**Information provided**:
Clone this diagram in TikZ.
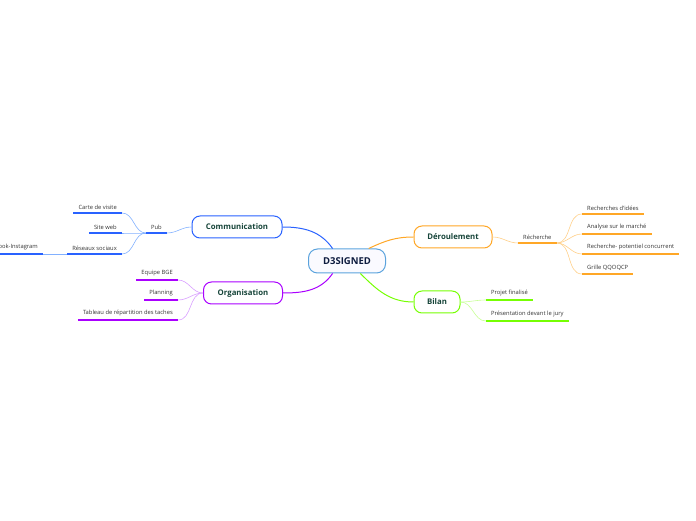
\documentclass[tikz,border=0pt]{standalone}
\usepackage{fontspec}
\setmainfont{Open Sans}
\usepackage{xcolor}
\usetikzlibrary{positioning, calc}

\definecolor{bluemain}{HTML}{2962FF}
\definecolor{bluesub}{HTML}{82B1FF}
\definecolor{purplemain}{HTML}{AA00FF}
\definecolor{purplesub}{HTML}{D9A0FF}
\definecolor{orangemain}{HTML}{FFA726}
\definecolor{orangesub}{HTML}{FFD08A}
\definecolor{greenmain}{HTML}{76FF03}
\definecolor{greensub}{HTML}{C8FF96}
\definecolor{rootline}{HTML}{5BA3DD}
\definecolor{topictext}{HTML}{17453A}
\definecolor{roottext}{HTML}{0E1C3F}

\begin{document}
\begin{tikzpicture}[
    x=1pt, y=1pt,
    root/.style={
        draw=rootline,
        line width=1pt,
        rounded corners=9pt,
        fill=blue!2,
        text=roottext,
        font=\fontsize{9.5}{10}\selectfont\bfseries,
        minimum width=77pt,
        minimum height=24pt
    },
    topic/.style={
        draw,
        line width=1pt,
        rounded corners=8pt,
        fill=white,
        text=topictext,
        font=\fontsize{7.8}{9}\selectfont\bfseries,
        minimum height=22pt
    },
    leaf/.style={
        font=\fontsize{5.8}{6.5}\selectfont,
        text=black!80,
        inner xsep=5pt,
        inner ysep=3.5pt
    },
    link/.style={line width=1pt},
    twig/.style={line width=0.6pt},
    uline/.style={line width=1.5pt}
]
\useasboundingbox (0,0) rectangle (696,520);

% --- centre ---
\node[root] (d3) at (347,259) {D3SIGNED};

% --- topics ---
\node[topic, draw=bluemain, minimum width=90pt] (comm) at (237,293) {Communication};
\node[topic, draw=purplemain, minimum width=79pt] (orga) at (243,227) {Organisation};
\node[topic, draw=orangemain, minimum width=78pt] (derou) at (453,283) {Déroulement};
\node[topic, draw=greenmain, minimum width=46pt] (bilan) at (437,218) {Bilan};

\draw[link, bluemain] (d3.139) to[out=125, in=0] (comm.east);
\draw[link, purplemain] (d3.221) to[out=235, in=0] (orga.east);
\draw[link, orangemain] (d3.30) to[out=25, in=180] (derou.west);
\draw[link, greenmain] (d3.-43) to[out=-45, in=180] (bilan.west);

% --- communication ---
\node[leaf, anchor=south east] (pub) at (167,287) {Pub};
\node[leaf, anchor=south east] (carte) at (122,307) {Carte de visite};
\node[leaf, anchor=south east] (site) at (122,287) {Site web};
\node[leaf, anchor=south east] (reseaux) at (122,266) {Réseaux sociaux};
\node[leaf, anchor=south east] (fb) at (43,266) {Facebook-Instagram};

\draw[twig, bluesub] (comm.west) to[out=180, in=0] (pub.south east);
\foreach \n in {carte, site, reseaux}
    \draw[twig, bluesub] (pub.south west) to[out=180, in=0] (\n.south east);
\draw[twig, bluesub] (reseaux.south west) -- (fb.south east);

% --- organisation ---
\node[leaf, anchor=south east] (equipe) at (178,240) {Equipe BGE};
\node[leaf, anchor=south east] (planning) at (178,220) {Planning};
\node[leaf, anchor=south east] (tableau) at (178,200) {Tableau de répartition des taches};

\foreach \n in {equipe, planning, tableau}
    \draw[twig, purplesub] (orga.west) to[out=180, in=0] (\n.south east);

% --- deroulement ---
\node[leaf, anchor=south west] (recherche) at (518,277) {Récherche};
\node[leaf, anchor=south west] (idees) at (582,306) {Recherches d'idées};
\node[leaf, anchor=south west] (marche) at (582,286) {Analyse sur le marché};
\node[leaf, anchor=south west] (concu) at (582,266) {Recherche- potentiel concurrent};
\node[leaf, anchor=south west] (grille) at (582,246) {Grille QQOQCP};

\draw[twig, orangesub] (derou.east) to[out=0, in=180] (recherche.south west);
\foreach \n in {idees, marche, concu, grille}
    \draw[twig, orangesub] (recherche.south east) to[out=0, in=180] (\n.south west);

% --- bilan ---
\node[leaf, anchor=south west] (projet) at (486,220) {Projet finalisé};
\node[leaf, anchor=south west] (jury) at (486,199) {Présentation devant le jury};

\foreach \n in {projet, jury}
    \draw[twig, greensub] (bilan.east) to[out=0, in=180] (\n.south west);

% --- soulignements ---
\foreach \n/\c in {pub/bluemain, carte/bluemain, site/bluemain, reseaux/bluemain, fb/bluemain,
    equipe/purplemain, planning/purplemain, tableau/purplemain,
    recherche/orangemain, idees/orangemain, marche/orangemain, concu/orangemain, grille/orangemain,
    projet/greenmain, jury/greenmain}
    \draw[uline, \c] (\n.south west) -- (\n.south east);

\end{tikzpicture}
\end{document}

**Exercise aim**: Give an exact copy of the material, leaving out every picture.

**Response to the task**:
Clone this diagram in TikZ.
\documentclass[tikz,border=0pt]{standalone}
\usepackage{fontspec}
\setmainfont{Open Sans}
\usepackage{xcolor}
\usetikzlibrary{positioning, calc}

\definecolor{bluemain}{HTML}{2962FF}
\definecolor{bluesub}{HTML}{82B1FF}
\definecolor{purplemain}{HTML}{AA00FF}
\definecolor{purplesub}{HTML}{D9A0FF}
\definecolor{orangemain}{HTML}{FFA726}
\definecolor{orangesub}{HTML}{FFD08A}
\definecolor{greenmain}{HTML}{76FF03}
\definecolor{greensub}{HTML}{C8FF96}
\definecolor{rootline}{HTML}{5BA3DD}
\definecolor{topictext}{HTML}{17453A}
\definecolor{roottext}{HTML}{0E1C3F}

\begin{document}
\begin{tikzpicture}[
    x=1pt, y=1pt,
    root/.style={
        draw=rootline,
        line width=1pt,
        rounded corners=9pt,
        fill=blue!2,
        text=roottext,
        font=\fontsize{9.5}{10}\selectfont\bfseries,
        minimum width=77pt,
        minimum height=24pt
    },
    topic/.style={
        draw,
        line width=1pt,
        rounded corners=8pt,
        fill=white,
        text=topictext,
        font=\fontsize{7.8}{9}\selectfont\bfseries,
        minimum height=22pt
    },
    leaf/.style={
        font=\fontsize{5.8}{6.5}\selectfont,
        text=black!80,
        inner xsep=5pt,
        inner ysep=3.5pt
    },
    link/.style={line width=1pt},
    twig/.style={line width=0.6pt},
    uline/.style={line width=1.5pt}
]
\useasboundingbox (0,0) rectangle (696,520);

% --- centre ---
\node[root] (d3) at (347,259) {D3SIGNED};

% --- topics ---
\node[topic, draw=bluemain, minimum width=90pt] (comm) at (237,293) {Communication};
\node[topic, draw=purplemain, minimum width=79pt] (orga) at (243,227) {Organisation};
\node[topic, draw=orangemain, minimum width=78pt] (derou) at (453,283) {Déroulement};
\node[topic, draw=greenmain, minimum width=46pt] (bilan) at (437,218) {Bilan};

\draw[link, bluemain] (d3.139) to[out=125, in=0] (comm.east);
\draw[link, purplemain] (d3.221) to[out=235, in=0] (orga.east);
\draw[link, orangemain] (d3.30) to[out=25, in=180] (derou.west);
\draw[link, greenmain] (d3.-43) to[out=-45, in=180] (bilan.west);

% --- communication ---
\node[leaf, anchor=south east] (pub) at (167,287) {Pub};
\node[leaf, anchor=south east] (carte) at (122,307) {Carte de visite};
\node[leaf, anchor=south east] (site) at (122,287) {Site web};
\node[leaf, anchor=south east] (reseaux) at (122,266) {Réseaux sociaux};
\node[leaf, anchor=south east] (fb) at (43,266) {Facebook-Instagram};

\draw[twig, bluesub] (comm.west) to[out=180, in=0] (pub.south east);
\foreach \n in {carte, site, reseaux}
    \draw[twig, bluesub] (pub.south west) to[out=180, in=0] (\n.south east);
\draw[twig, bluesub] (reseaux.south west) -- (fb.south east);

% --- organisation ---
\node[leaf, anchor=south east] (equipe) at (178,240) {Equipe BGE};
\node[leaf, anchor=south east] (planning) at (178,220) {Planning};
\node[leaf, anchor=south east] (tableau) at (178,200) {Tableau de répartition des taches};

\foreach \n in {equipe, planning, tableau}
    \draw[twig, purplesub] (orga.west) to[out=180, in=0] (\n.south east);

% --- deroulement ---
\node[leaf, anchor=south west] (recherche) at (518,277) {Récherche};
\node[leaf, anchor=south west] (idees) at (582,306) {Recherches d'idées};
\node[leaf, anchor=south west] (marche) at (582,286) {Analyse sur le marché};
\node[leaf, anchor=south west] (concu) at (582,266) {Recherche- potentiel concurrent};
\node[leaf, anchor=south west] (grille) at (582,246) {Grille QQOQCP};

\draw[twig, orangesub] (derou.east) to[out=0, in=180] (recherche.south west);
\foreach \n in {idees, marche, concu, grille}
    \draw[twig, orangesub] (recherche.south east) to[out=0, in=180] (\n.south west);

% --- bilan ---
\node[leaf, anchor=south west] (projet) at (486,220) {Projet finalisé};
\node[leaf, anchor=south west] (jury) at (486,199) {Présentation devant le jury};

\foreach \n in {projet, jury}
    \draw[twig, greensub] (bilan.east) to[out=0, in=180] (\n.south west);

% --- soulignements ---
\foreach \n/\c in {pub/bluemain, carte/bluemain, site/bluemain, reseaux/bluemain, fb/bluemain,
    equipe/purplemain, planning/purplemain, tableau/purplemain,
    recherche/orangemain, idees/orangemain, marche/orangemain, concu/orangemain, grille/orangemain,
    projet/greenmain, jury/greenmain}
    \draw[uline, \c] (\n.south west) -- (\n.south east);

\end{tikzpicture}
\end{document}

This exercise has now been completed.